A wire bundle diameter calculator is a specialized tool that estimates the combined outer dimension of multiple individual wires grouped together. It takes into account the diameter of each wire (including its insulation) and the total number of wires to predict the overall bundle size. This calculation is not as simple as merely adding up individual wire diameters, as wires pack together in complex ways, leaving voids and influencing the final shape.

Who should use it:

• Electrical Engineers: For designing cable harnesses, power distribution systems, and complex circuitry.
• Mechanical Engineers: To ensure proper routing and clearance for wiring within product enclosures and chassis.
• Cable Manufacturers: For optimizing cable jacket designs and material usage.
• Automotive and Aerospace Designers: Critical for space-constrained environments where every millimeter counts.
• Electricians and Installers: For selecting appropriate conduit, cable trays, or trunking.
• Hobbyists and DIY Enthusiasts: For personal projects involving custom wiring.

Common misunderstandings:

• Linear Addition Fallacy: Many mistakenly believe that adding the diameters of individual wires will yield the bundle diameter. This is incorrect; wires pack in a roughly circular fashion, and the overall diameter is much less than a linear sum.
• Ignoring Insulation: The calculator uses the *insulated* wire diameter, not just the conductor's diameter. Insulation significantly increases the effective size of each wire.
• Packing Factor Neglect: The way wires are arranged (random, hexagonal, parallel) dramatically affects the final bundle size. Ignoring this leads to inaccurate results.
• Unit Confusion: Mixing metric (mm) and imperial (inches) units without proper conversion is a common source of error. Always be consistent or use a calculator that handles conversions.

Wire Bundle Diameter Formula and Explanation

Calculating the wire bundle diameter is an approximation, as the exact packing of wires in a real-world bundle can be quite random and dynamic. However, several empirical and theoretical formulas provide excellent estimations for design purposes. Our wire bundle diameter calculator utilizes the following common approaches:

Formulas Used:

1. Random/Circular Packing (Empirical Approximation):

   This is a widely used rule of thumb for general-purpose bundles where wires are not perfectly aligned but tend to form a roughly circular cross-section. It accounts for the void space between wires in a non-uniform arrangement.

   D_bundle = D_wire × (0.866 × √N + 0.5)

   Explanation: This formula is an empirical fit that approximates the diameter for randomly packed wires. The `0.866` and `0.5` are constants derived from observations and statistical averages for how wires tend to arrange themselves in a flexible bundle. The square root of `N` reflects the non-linear growth of bundle diameter with the number of wires.

2. Hexagonal Close-Packed (Ideal Approximation):

   This method assumes an ideal, highly efficient packing where wires are arranged in a hexagonal pattern, similar to a honeycomb. This is the densest possible packing for circular objects and represents a theoretical minimum bundle diameter for a given number of wires if they could be perfectly arranged.

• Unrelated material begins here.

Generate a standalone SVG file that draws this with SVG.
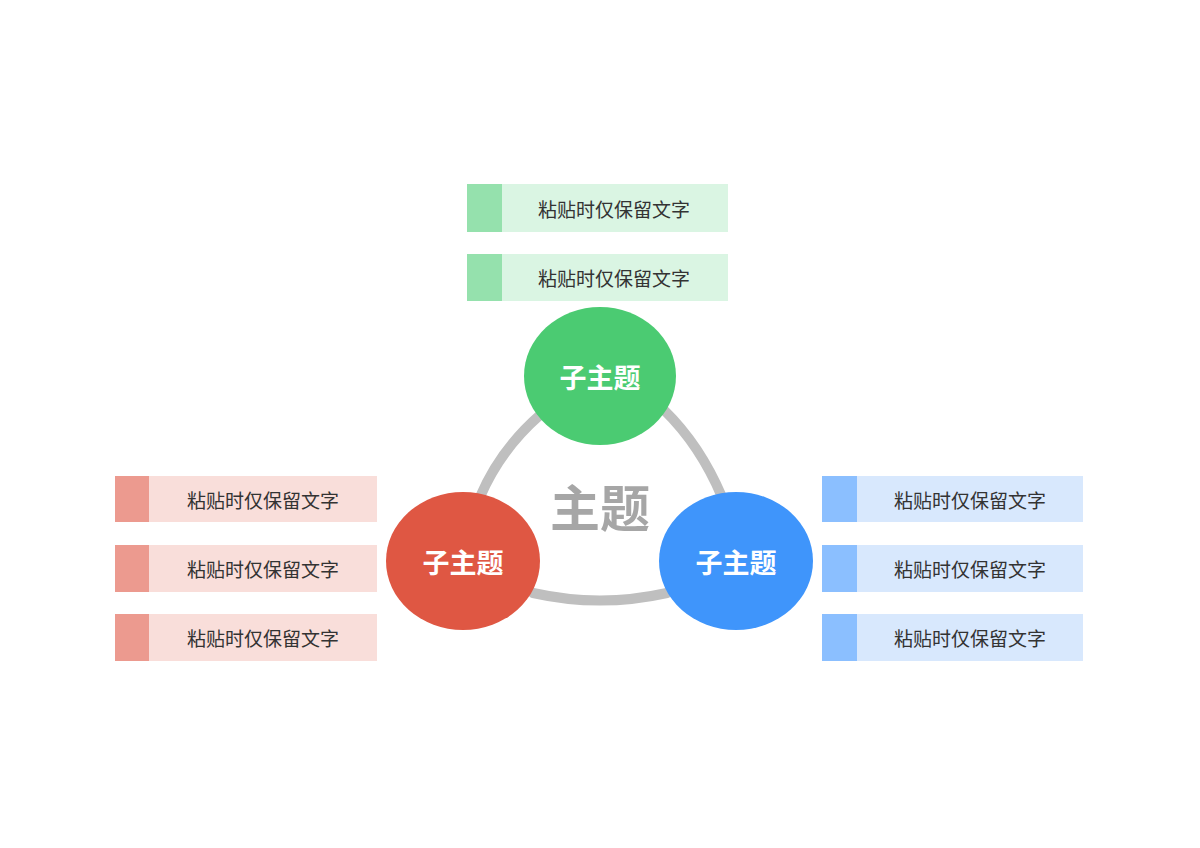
<svg xmlns="http://www.w3.org/2000/svg" width="1200" height="848" viewBox="0 0 1200 848">
<style>
text{font-family:"Noto Sans CJK SC","Noto Sans",sans-serif;text-anchor:middle;dominant-baseline:central}
.t{font-size:19px;fill:#333}
.n{font-size:27px;font-weight:bold;fill:#fff}
.c{fill:none;stroke:#bfbfbf;stroke-width:10;stroke-linecap:round}
</style>
<rect width="1200" height="848" fill="#fff"/>
<g id="connectors">
<path class="c" d="M540,415 Q500,450 480,497"/>
<path class="c" d="M664,410 Q700,445 722,497"/>
<path class="c" d="M533,593 Q600,608 667,593"/>
</g>
<g id="center"><text x="600" y="505" style="font-size:50px;font-weight:bold;fill:#a6a6a6">主题</text></g>
<g id="green"><ellipse cx="600" cy="376" rx="76" ry="69" fill="#4bcb72"/><text class="n" x="600" y="376">子主题</text></g>
<g id="red"><ellipse cx="463" cy="561" rx="77" ry="69" fill="#df5743"/><text class="n" x="463" y="561">子主题</text></g>
<g id="blue"><ellipse cx="736" cy="561" rx="77" ry="69" fill="#3f95fb"/><text class="n" x="736" y="561">子主题</text></g>
<g id="g1"><rect x="467" y="184" width="261" height="48" fill="#daf5e3"/><rect x="467" y="184" width="35" height="48" fill="#95e1ad"/><text class="t" x="614" y="208">粘贴时仅保留文字</text></g>
<g id="g2"><rect x="467" y="254" width="261" height="47" fill="#daf5e3"/><rect x="467" y="254" width="35" height="47" fill="#95e1ad"/><text class="t" x="614" y="277">粘贴时仅保留文字</text></g>
<g id="r1"><rect x="115" y="476" width="262" height="46" fill="#f9deda"/><rect x="115" y="476" width="34" height="46" fill="#ec9a8f"/><text class="t" x="263" y="499">粘贴时仅保留文字</text></g>
<g id="r2"><rect x="115" y="545" width="262" height="47" fill="#f9deda"/><rect x="115" y="545" width="34" height="47" fill="#ec9a8f"/><text class="t" x="263" y="568">粘贴时仅保留文字</text></g>
<g id="r3"><rect x="115" y="614" width="262" height="47" fill="#f9deda"/><rect x="115" y="614" width="34" height="47" fill="#ec9a8f"/><text class="t" x="263" y="637">粘贴时仅保留文字</text></g>
<g id="b1"><rect x="822" y="476" width="261" height="46" fill="#d8e8fd"/><rect x="822" y="476" width="35" height="46" fill="#8bbfff"/><text class="t" x="970" y="499">粘贴时仅保留文字</text></g>
<g id="b2"><rect x="822" y="545" width="261" height="47" fill="#d8e8fd"/><rect x="822" y="545" width="35" height="47" fill="#8bbfff"/><text class="t" x="970" y="568">粘贴时仅保留文字</text></g>
<g id="b3"><rect x="822" y="614" width="261" height="47" fill="#d8e8fd"/><rect x="822" y="614" width="35" height="47" fill="#8bbfff"/><text class="t" x="970" y="637">粘贴时仅保留文字</text></g>
</svg>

   D_bundle = D_wire × (1.1547 × √N)

   Explanation: The constant `1.1547` is approximately `2 / √3`, which is related to the geometry of hexagonal packing. This formula assumes that the total area occupied by the wires is `N` times the area of a single wire, and that the effective packing density is close to the theoretical maximum for circular objects (around 90.69%). This typically yields a smaller bundle diameter than random packing.

3. Linear/Flat Arrangement (Worst-Case Width):

   This calculation assumes all wires are laid out side-by-side in a single line, like in a ribbon cable or a very wide, flat bundle. This represents the maximum possible width for a bundle of a given number of wires and is useful for worst-case scenario planning or for specific flat cable designs.

   D_bundle = D_wire × N

   Explanation: In this scenario, there is no circular packing efficiency; the wires simply add their diameters linearly. This is a straightforward multiplication and serves as an upper bound for the bundle's width.

Variables Used in the Calculation:

Practical Examples for Wire Bundle Diameter Calculation

Let's illustrate how the wire bundle diameter calculator works with a few real-world scenarios, highlighting the impact of different inputs and packing types.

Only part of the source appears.